Recent news events have brought Okinawa into the news.  The island chain features several US bases and there has been considerable friction between the soldiers and the locals.

How will I get around?

For the majority of my trip I will be utilizing Japan’s amazing train system. Unlike the US, the Japanese train system can be found all over and is very quick and efficient.

In order to travel between cities, I will be using the Shinkansen (bullet trains). These trains connect the major cities of Japan with an amazing top speed of 200 miles per hour. I even have a JR Rail Pass which will allow me to use any train operated by the JR Rail company (which is a lot of the rail in Japan) for two weeks.

When reserving hotels, one of the things I noticed is that most of the hotels are concentrated around the major train or subway stations in a city.

In order to get to Okinawa, which is an island far from the main islands of Japan, I am utilizing a special fare on ANA called the Experience JAPAN Fare. This program allows someone visiting Japan to fly domestically for around $100 per flight.

Since mass transit isn’t as ubiquitous on Okinawa, I will rent a car to take me around the island.


Who am I going with?

I am literally flying solo on this journey.

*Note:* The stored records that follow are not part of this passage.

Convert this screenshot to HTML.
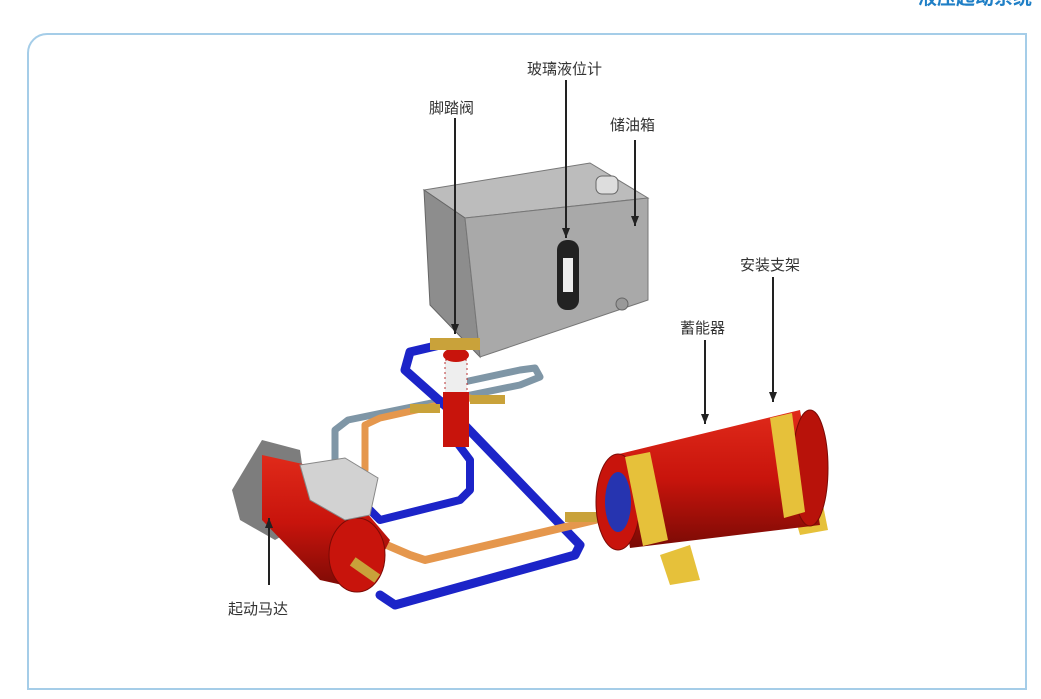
<!DOCTYPE html>
<html><head><meta charset="utf-8"><style>
html,body{margin:0;padding:0;background:#fff;}
body{width:1041px;height:699px;position:relative;overflow:hidden;font-family:"Liberation Sans","Noto Sans CJK SC",sans-serif;}
.frame{position:absolute;left:27px;top:33px;width:996px;height:653px;border:2px solid #a5cde8;border-radius:20px 0 0 0;}
.t{position:absolute;font-size:15px;color:#333;white-space:nowrap;}
.hd{position:absolute;left:918px;top:-17px;font-size:19px;font-weight:bold;color:#1f7fc6;}
</style></head><body>
<div class="hd">液压起动系统</div>
<div class="frame"></div>
<svg width="1041" height="699" style="position:absolute;left:0;top:0">
<defs>
<marker id="a" markerWidth="10" markerHeight="8" refX="10" refY="4" orient="auto" markerUnits="userSpaceOnUse"><path d="M0,0 L10,4 L0,8 z" fill="#222"/></marker>
<linearGradient id="red" x1="0" y1="0" x2="0" y2="1"><stop offset="0" stop-color="#e02a1a"/><stop offset=".5" stop-color="#c8140c"/><stop offset="1" stop-color="#7a0a05"/></linearGradient>
</defs>
<!-- tank -->
<polygon points="424,190 590,163 648,198 465,218" fill="#bcbcbc" stroke="#777"/>
<polygon points="424,190 465,218 480,357 430,305" fill="#8d8d8d" stroke="#666"/>
<polygon points="465,218 648,198 648,300 480,357" fill="#a9a9a9" stroke="#777"/>
<rect x="596" y="176" width="22" height="18" rx="6" fill="#ddd" stroke="#666"/>
<rect x="557" y="240" width="22" height="70" rx="10" fill="#222"/>
<rect x="563" y="258" width="10" height="34" fill="#eee"/>
<circle cx="622" cy="304" r="6" fill="#999" stroke="#666"/>
<!-- pipes -->
<g fill="none" stroke-linecap="round" stroke-linejoin="round">
<polyline points="335,470 335,430 348,420 520,385 540,377 535,368 520,370 450,385" stroke="#7f96a6" stroke-width="7"/>
<polyline points="365,470 365,425 380,418 470,398" stroke="#e5974d" stroke-width="7"/>
<polyline points="440,345 410,352 405,370 450,410 580,545 575,555 395,605 380,595" stroke="#1c24c8" stroke-width="9"/>
<polyline points="455,440 470,460 470,490 460,500 380,520 370,510" stroke="#1c24c8" stroke-width="8"/>
<polyline points="375,540 410,555 425,560 595,520" stroke="#e5974d" stroke-width="8"/>
</g>
<!-- valve -->
<rect x="445" y="360" width="22" height="35" fill="#eee" stroke="#b33" stroke-dasharray="2 3"/>
<ellipse cx="456" cy="355" rx="13" ry="7" fill="#c8140c"/>
<rect x="443" y="392" width="26" height="55" fill="#c8140c"/>
<rect x="430" y="338" width="50" height="12" fill="#c9a23a"/>
<rect x="470" y="395" width="35" height="9" fill="#c9a23a"/>
<rect x="410" y="404" width="30" height="9" fill="#c9a23a"/>
<!-- motor -->
<polygon points="232,490 262,440 300,450 310,520 275,540 240,520" fill="#7d7d7d"/>
<polygon points="262,455 330,470 390,540 365,590 320,580 262,520" fill="url(#red)"/>
<ellipse cx="357" cy="555" rx="28" ry="37" fill="#c8140c" stroke="#7a0a05"/>
<polygon points="300,465 345,458 378,478 370,515 345,520 310,500" fill="#d2d2d2" stroke="#888"/>
<rect x="350" y="565" width="30" height="10" fill="#c9a23a" transform="rotate(35 365 570)"/>
<rect x="565" y="512" width="35" height="10" fill="#c9a23a"/>
<!-- accumulator -->
<polygon points="660,555 690,545 700,580 670,585" fill="#e6c13a"/>
<polygon points="790,500 820,490 828,530 800,535" fill="#e6c13a"/>
<polygon points="615,455 800,410 820,525 630,548" fill="url(#red)"/>
<ellipse cx="810" cy="468" rx="18" ry="58" fill="#b8120a" stroke="#7a0a05"/>
<ellipse cx="618" cy="502" rx="22" ry="48" fill="#c8140c" stroke="#7a0a05"/>
<ellipse cx="618" cy="502" rx="13" ry="30" fill="#2634b0"/>
<polygon points="625,457 650,452 668,540 643,546" fill="#e6c13a"/>
<polygon points="770,418 792,413 805,512 784,518" fill="#e6c13a"/>
<!-- arrows -->
<g stroke="#222" stroke-width="2" marker-end="url(#a)">
<line x1="455" y1="118" x2="455" y2="334"/>
<line x1="566" y1="80" x2="566" y2="238"/>
<line x1="635" y1="140" x2="635" y2="226"/>
<line x1="773" y1="277" x2="773" y2="402"/>
<line x1="705" y1="340" x2="705" y2="424"/>
<line x1="269" y1="585" x2="269" y2="518"/>
</g>
</svg>
<div class="t" style="left:429px;top:97px">脚踏阀</div>
<div class="t" style="left:527px;top:58px">玻璃液位计</div>
<div class="t" style="left:610px;top:114px">储油箱</div>
<div class="t" style="left:740px;top:254px">安装支架</div>
<div class="t" style="left:680px;top:317px">蓄能器</div>
<div class="t" style="left:228px;top:598px">起动马达</div>
</body></html>
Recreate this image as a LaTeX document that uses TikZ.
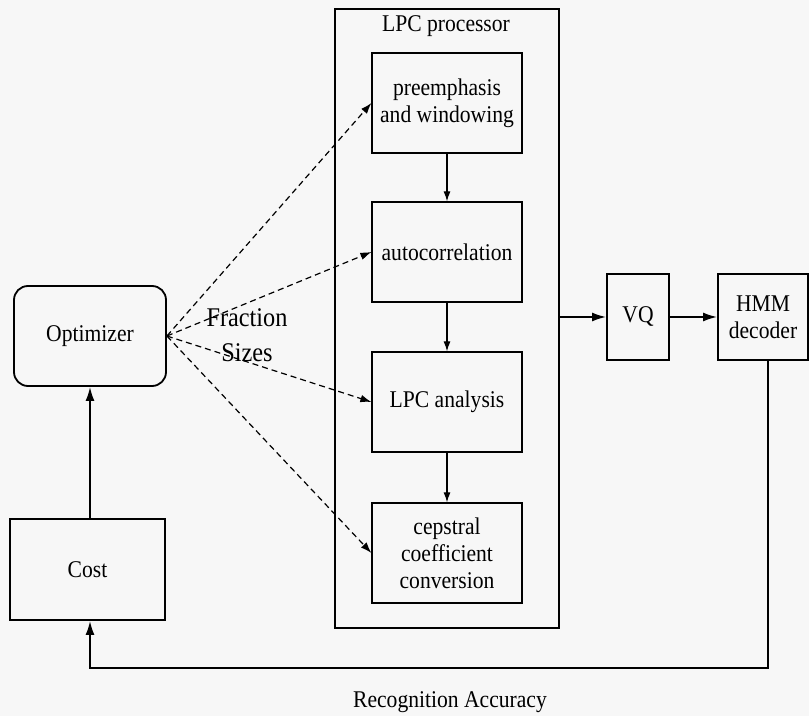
\documentclass[tikz,border=0pt]{standalone}
\usepackage{fontspec}
\setmainfont{Liberation Serif}[FakeStretch=0.9]
\usetikzlibrary{arrows.meta}
\begin{document}
\begin{tikzpicture}[x=0.5pt,y=-0.5pt,
  font=\fontsize{12}{13.5}\selectfont,
  thickbox/.style={draw, line width=0.9pt, align=center, inner sep=0pt},
  thinbox/.style={draw, line width=0.6pt, align=center, inner sep=0pt, minimum width=75pt, minimum height=50pt},
  solidarrow/.style={line width=0.9pt, -{Latex[length=7pt,width=4.5pt]}},
  thinarrow/.style={line width=0.6pt, -{Latex[length=5pt,width=3.5pt]}},
  dasharrow/.style={line width=0.6pt, dashed, dash pattern=on 3pt off 2pt, -{Latex[length=5.5pt,width=3.8pt]}}
]
\fill[fill={rgb,255:red,247;green,247;blue,247}] (0,0) rectangle (809,716);
\useasboundingbox (0,0) rectangle (809,716);

% LPC processor outer box
\node[thickbox, minimum width=112pt, minimum height=309.5pt, anchor=north west] (lpc) at (334,8) {};
\node[anchor=center] (lpclabel) at (446,26) {LPC processor};

% inner boxes
\node[thinbox] (pre) at (447,103) {preemphasis\\and windowing};
\node[thinbox] (auto) at (447,252) {autocorrelation};
\node[thinbox] (ana) at (447,402) {LPC analysis};
\node[thinbox] (cep) at (447,553) {cepstral\\coefficient\\conversion};

\draw[thinarrow] (pre) -- (auto);
\draw[thinarrow] (auto) -- (ana);
\draw[thinarrow] (ana) -- (cep);

% Optimizer and Cost
\node[thickbox, rounded corners=7pt, minimum width=76pt, minimum height=50pt] (opt) at (90,336) {Optimizer};
\node[thickbox, minimum width=77.5pt, minimum height=50.5pt] (cost) at (87.5,569.5) {Cost};
\draw[solidarrow] (cost.north -| opt.south) -- (opt.south);

% VQ and HMM
\node[thickbox, minimum width=31pt, minimum height=43pt] (vq) at (638,317) {VQ};
\node[thickbox, minimum width=45pt, minimum height=43pt] (hmm) at (763,317) {HMM\\decoder};
\draw[solidarrow] (lpc.east |- vq.west) -- (vq.west);
\draw[solidarrow] (vq.east) -- (hmm.west);

% feedback
\coordinate (fb1) at (768,668);
\coordinate (fb2) at (90,668);
\draw[solidarrow] (hmm.south -| fb1) -- (fb1) -- (fb2) -- (cost.south -| fb2);
\node (acc) at (450,702) {Recognition Accuracy};

% dashed arrows
\draw[dasharrow] (opt.east) -- (pre.west);
\draw[dasharrow] (opt.east) -- (auto.west);
\draw[dasharrow] (opt.east) -- (ana.west);
\draw[dasharrow] (opt.east) -- (cep.west);

\node[align=center, font=\fontsize{13.5}{17.5}\selectfont] (frac) at (247,335) {Fraction\\Sizes};
\end{tikzpicture}
\end{document}
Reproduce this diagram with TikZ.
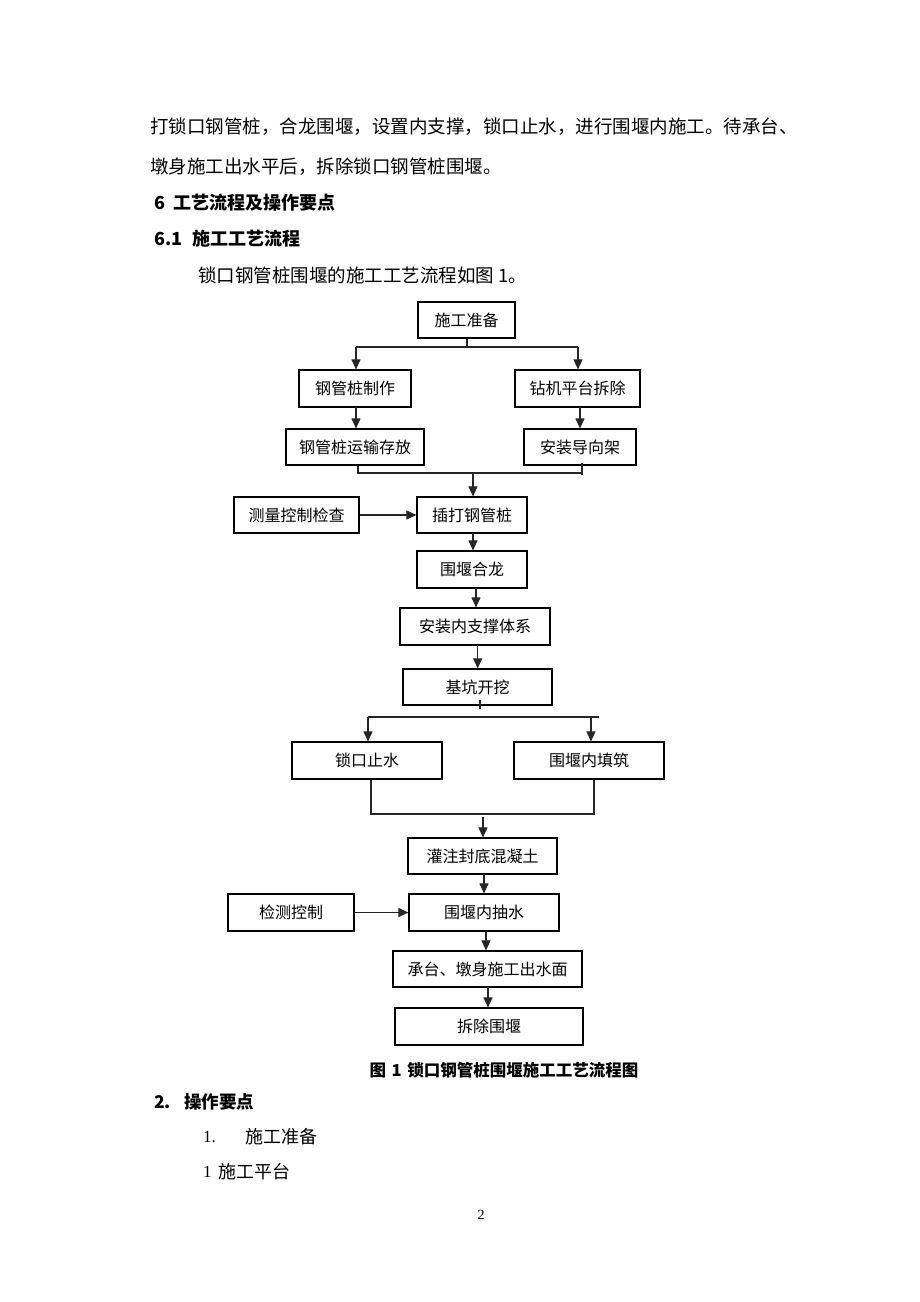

I don’t have a “program” I’m going with or a pre-made tour to take. I have designed and crafted this Fellowship simply based on my own research.  This will certainly make the journey quite interesting!

While I have travelled extensively in the US, my only international experiences have been limited to resorts in the Caribbean.  When deciding on Japan as the place for my Fellowship, I wanted to be a bit of a risk-taker and choose a country with a culture very different from my own.  While other destinations would have been easier and more familiar, Japan represents an adventure!  While the academic justification listed above is certainly going to be great, I hope to also bring back my experiences stepping out into a completely different culture as an inspiration for people like my former self who never got out in the world.